>> start DATA SHOWN
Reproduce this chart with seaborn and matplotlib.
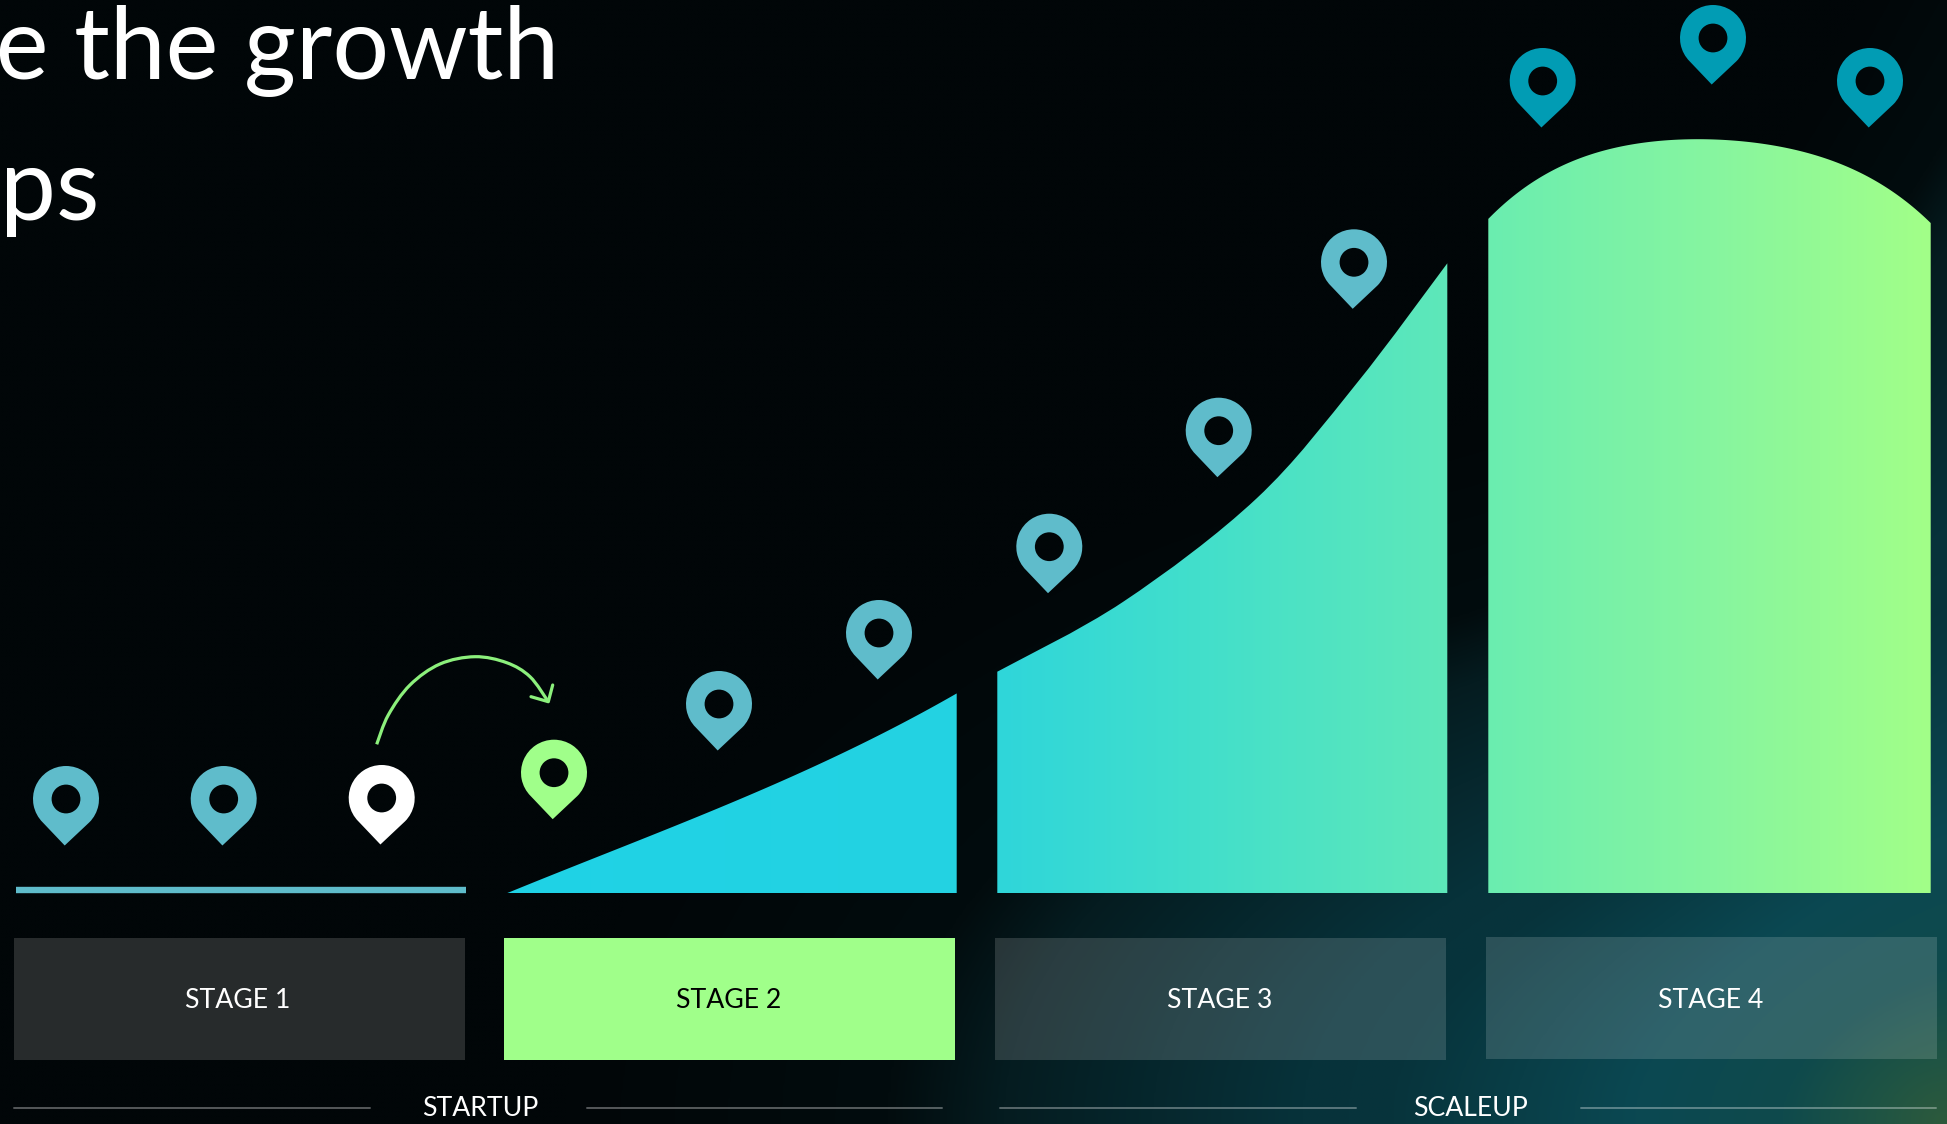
import numpy as np
import pandas as pd
import matplotlib
matplotlib.use("Agg")
import matplotlib.pyplot as plt
import seaborn as sns
from matplotlib.colors import LinearSegmentedColormap
from matplotlib.markers import MarkerStyle
from matplotlib.patches import PathPatch
from matplotlib.path import Path

# ---- values (pixel positions of the reference) ----
stage_labels = ["STAGE 1", "STAGE 2", "STAGE 3", "STAGE 4"]
box_left = [14, 504, 995, 1486]
box_right = [465, 955, 1446, 1937]
box_top = [938, 938, 938, 937]
box_bottom = [1060, 1060, 1060, 1059]
label_x = [238, 729, 1219.5, 1710.5]
label_y = [1000, 1000, 1000, 1000]
label_colors = ["white", "black", "white", "white"]
box_colors = ["#272B2C", "#A0FF8A", "#FFFFFF", "#FFFFFF"]
box_alpha = [1, 1, 0.15, 0.15]

baseline_y = 893
stage1_x = [16, 466]
stage1_y = [890, 890]

stage2_x = [507.3, 583.3, 666.7, 750, 833.3, 900, 956.7]
stage2_y = [893.3, 861.7, 830, 795, 756.7, 725, 693.3]
stage3_x = [997.3, 1123.3, 1256.7, 1356.7, 1447.3]
stage3_y = [671.7, 601.7, 498.3, 383.3, 263.3]
stage4_x = [1488.3, 1513.3, 1546.7, 1580, 1613.3, 1646.7, 1680, 1713.3, 1746.7, 1780, 1813.3, 1846.7, 1880, 1913.3, 1930.7]
stage4_y = [219.3, 196, 173.3, 157.7, 148, 142.7, 140.7, 140.3, 141, 145.7, 153.3, 166.7, 185, 208.3, 221.7]

pin_x = [66, 223.7, 381.7, 554, 719, 879, 1049.3, 1218.7, 1354, 1542.7, 1713, 1870]
pin_y = [799, 799, 798, 772.7, 704, 633, 546.7, 430.7, 262.3, 81, 38, 81]
pin_group = ["light", "light", "white", "green", "light", "light", "light", "light", "light", "dark", "dark", "dark"]
pin_palette = {"light": "#5FBCCB", "white": "#FFFFFF", "green": "#A0FF8A", "dark": "#019CB4"}

arrow_x = [376.7, 388.3, 410, 440, 475, 506.7, 530, 548.3]
arrow_y = [744.3, 715, 685, 664, 656.7, 662.7, 676.7, 701.7]
arrow_head_x = [552.7, 548.3, 531]
arrow_head_y = [685, 701.7, 696.7]

rule_segments = [(14, 370), (587, 942), (1000, 1356), (1581, 1936)]
rule_y = 1107.7
phase_labels = ["STARTUP", "SCALEUP"]
phase_x = [480, 1470]
phase_y = [1109, 1109]

title_lines = ["te the growth", "ps"]
title_right = [559, 99]
title_base = [79, 220]

# ---- styling stops ----
fill_stops = [(500, "#1FD2E6"), (950, "#24D3E2"), (1000, "#2FD6DA"), (1200, "#42DFCB"),
              (1447, "#5EE8B9"), (1488, "#6AEDB0"), (1710, "#86F5A0"), (1931, "#A2FF88")]
bg_stops = [(0.0, "#2D5A3C"), (0.06, "#1F5444"), (0.14, "#0F4A4C"), (0.27, "#0B4852"),
            (0.48, "#07343C"), (0.56, "#07323A"), (0.82, "#051C20"), (0.92, "#020C0E"),
            (1.2, "#010608"), (3.0, "#010608")]

W, H = 1947, 1124
sns.set_theme(style="white")
plt.rcParams["font.family"] = ["Lato", "DejaVu Sans"]

fig = plt.figure(figsize=(W / 100, H / 100), dpi=100)
ax = fig.add_axes([0, 0, 1, 1])
ax.set_axis_off()

# background glow
xx, yy = np.meshgrid(np.linspace(0, W, 600), np.linspace(0, H, 400))
dx = W - xx
dy = H - yy
fade = np.clip(1 - dx / 500, 0, 1) ** 2
dist = np.hypot(dx / 1150, dy / (620 + 450 * fade))
dmax = bg_stops[-1][0]
bg_cmap = LinearSegmentedColormap.from_list("bg", [(d / dmax, c) for d, c in bg_stops], N=2048)
ax.imshow(dist, cmap=bg_cmap, vmin=0, vmax=dmax, extent=(0, W, H, 0), aspect="auto",
          interpolation="bilinear", zorder=0)

# gradient shared by the areas
fx0, fx1 = fill_stops[0][0], fill_stops[-1][0]
fill_cmap = LinearSegmentedColormap.from_list(
    "fill", [((x - fx0) / (fx1 - fx0), c) for x, c in fill_stops], N=1024)


def smooth_path(xs, ys, close_to=None):
    p = np.column_stack([xs, ys]).astype(float)
    verts, codes = [p[0]], [Path.MOVETO]
    n = len(p)
    for i in range(n - 1):
        a = p[max(i - 1, 0)]
        b = p[min(i + 2, n - 1)]
        verts += [p[i] + (p[i + 1] - a) / 6, p[i + 1] - (b - p[i]) / 6, p[i + 1]]
        codes += [Path.CURVE4] * 3
    if close_to is not None:
        verts += [(xs[-1], close_to), (xs[0], close_to), p[0]]
        codes += [Path.LINETO, Path.LINETO, Path.CLOSEPOLY]
    return Path(np.array(verts), codes)


def fitted_path(xs, ys, degree, base):
    # least-squares outline through the values, to even out reading noise
    mid = np.mean(xs)
    coef = np.polyfit(np.array(xs) - mid, ys, degree)
    tx = np.linspace(xs[0], xs[-1], 240)
    ty = np.minimum(np.polyval(coef, tx - mid), base)
    verts = np.vstack([np.column_stack([tx, ty]), [[xs[-1], base], [xs[0], base], [tx[0], ty[0]]]])
    codes = [Path.MOVETO] + [Path.LINETO] * (len(verts) - 2) + [Path.CLOSEPOLY]
    return Path(verts, codes)


area_paths = [fitted_path(stage2_x, stage2_y, 3, baseline_y),
              smooth_path(stage3_x, stage3_y, baseline_y),
              fitted_path(stage4_x, stage4_y, 4, baseline_y)]
for area in area_paths:
    im = ax.imshow(np.linspace(0, 1, 1024)[None, :], cmap=fill_cmap, vmin=0, vmax=1,
                   extent=(fx0, fx1, H, 0), aspect="auto", zorder=2)
    patch = PathPatch(area, transform=ax.transData, facecolor="none", edgecolor="none")
    ax.add_patch(patch)
    im.set_clip_path(patch)

ax.set_xlim(0, W)
ax.set_ylim(H, 0)

# stage 1 flat line
sns.lineplot(x=stage1_x, y=stage1_y, ax=ax, color="#5FBCCB", linewidth=4.6,
             solid_capstyle="butt", estimator=None, sort=False, zorder=3)

# stage boxes
for i in range(4):
    ax.bar(box_left[i], box_bottom[i] - box_top[i], width=box_right[i] - box_left[i],
           bottom=box_top[i], align="edge", color=box_colors[i], alpha=box_alpha[i],
           linewidth=0, zorder=3)
    ax.text(label_x[i], label_y[i], stage_labels[i], color=label_colors[i], fontsize=19.2,
            ha="center", va="center", zorder=4)

# pins
outer = Path.arc(-45, 225)
o_v = np.vstack([outer.vertices * 33, [[-1.3, -46.5], [0, 0]]])
o_c = list(outer.codes) + [Path.LINETO, Path.CLOSEPOLY]
hole = Path.arc(0, 360)
pin_marker = Path.make_compound_path(Path(o_v, o_c), Path(hole.vertices[::-1] * 14.4, hole.codes))
pins = pd.DataFrame({"x": pin_x, "y": pin_y, "group": pin_group})
sns.scatterplot(data=pins, x="x", y="y", hue="group", palette=pin_palette, ax=ax,
                marker=MarkerStyle(pin_marker), s=(46.5 * 2 * 0.72) ** 2, linewidth=0,
                legend=False, zorder=5)

# arrow
ax.add_patch(PathPatch(smooth_path(arrow_x, arrow_y), facecolor="none", edgecolor="#8CF07C",
                       linewidth=2.3, capstyle="butt", zorder=5))
sns.lineplot(x=arrow_head_x, y=arrow_head_y, ax=ax, color="#8CF07C", linewidth=2.3,
             estimator=None, sort=False, zorder=5)

# bottom rules and phase labels
for x0, x1 in rule_segments:
    sns.lineplot(x=[x0, x1], y=[rule_y, rule_y], ax=ax, color="#FFFFFF", alpha=0.33,
                 linewidth=1.4, estimator=None, sort=False, zorder=3)
for name, x, y in zip(phase_labels, phase_x, phase_y):
    ax.text(x, y, name, color="white", fontsize=19.2, ha="center", va="center", zorder=4)

# cropped title
for line, x, y in zip(title_lines, title_right, title_base):
    ax.text(x, y, line, color="white", fontsize=72, fontweight="normal", ha="right",
            va="baseline", zorder=4)

ax.set_xlim(0, W)
ax.set_ylim(H, 0)
ax.set_xlabel("")
ax.set_ylabel("")
fig.savefig("out.png", dpi=100)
>> end DATA SHOWN
INSTRUCTIONS FOR THE TASK -
Return only the lines from the start of the data through the line that contains "from matplotlib.path import Path", please, copying them exactly and omitting all pictures.

TASK RESULT -
Reproduce this chart with seaborn and matplotlib.
import numpy as np
import pandas as pd
import matplotlib
matplotlib.use("Agg")
import matplotlib.pyplot as plt
import seaborn as sns
from matplotlib.colors import LinearSegmentedColormap
from matplotlib.markers import MarkerStyle
from matplotlib.patches import PathPatch
from matplotlib.path import Path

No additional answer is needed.